Performance Management in Omega
Perquisite forms the basis of performance planning (Gruman & Saks, 2011). However, Omega Inc. lacks proper perquisite for appropriate performance planning. There is no direct link between the company top management and sales representatives who are crucial determinants of the company success. Besides, there is no clear definition of the sales representative roles. To overcome this top management should focus on building the performance among the franchisees and also have transparent communication whereby goals, mission and vision of the company will be well defined and understood by all the employees of the company.If performance planning is not appropriate definitely performance execution will be a challenge (Toppo & Prusty , 2012). Omega Inc. seems to lack proper performance planning to the extent that the plans arrived at by the management are not documented. This contributes to lack of clear link between the established performance plans and implementation of the anticipated performance. Omega will get rid of this by ensuring that all the performance plans are documented and executed accordingly. Alternatively, any deviation from the laid down performance plans should be corrected.

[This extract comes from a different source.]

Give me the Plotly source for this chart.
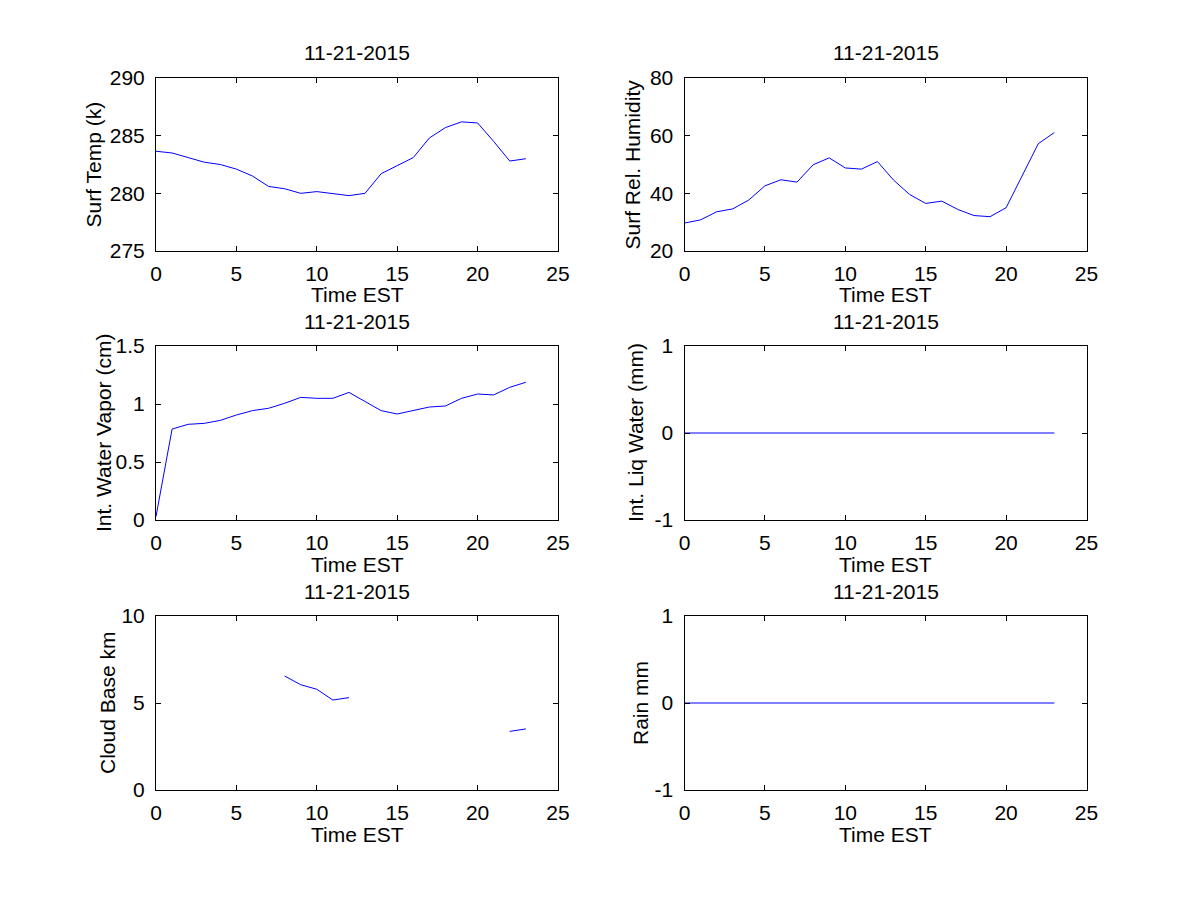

Performance execution provides a prerequisite for performance assessment (Pulakos, 2009). Even though Omega Inc. was able to carry out performance assessment it has been evidently found that the performance plans were never achieved. Therefore, the paper argues that there has been a link between performance execution and performance assessment.
Performance assessment drives the management to carry out performance review (Toppo & Prusty , 2012). Upon assessment Omega Inc. performance the paper finds that the performance of the sales representatives has declined. This has forced the company to review the performance and network of the franchise managers.
Performance review acts the decision making foundation for the management to either renew the performance or carry out performance re-contracting (Pulakos, 2009). The performance review of Omega Inc. shows that the performance of the company has declined. Therefore. The best option for the company is to do away with performance renewal and re-contracting.Performance renewal and re-contracting is much linked with performance perquisites (Gruman & Saks, 2011). The performance of the sales representatives’ skills and their services to customers clearly shows that the company should not go for performance renewal or re-contracting. However, if the company opts to continue working with the same franchises it should compel them to acquire sales persons who are highly competent and qualified.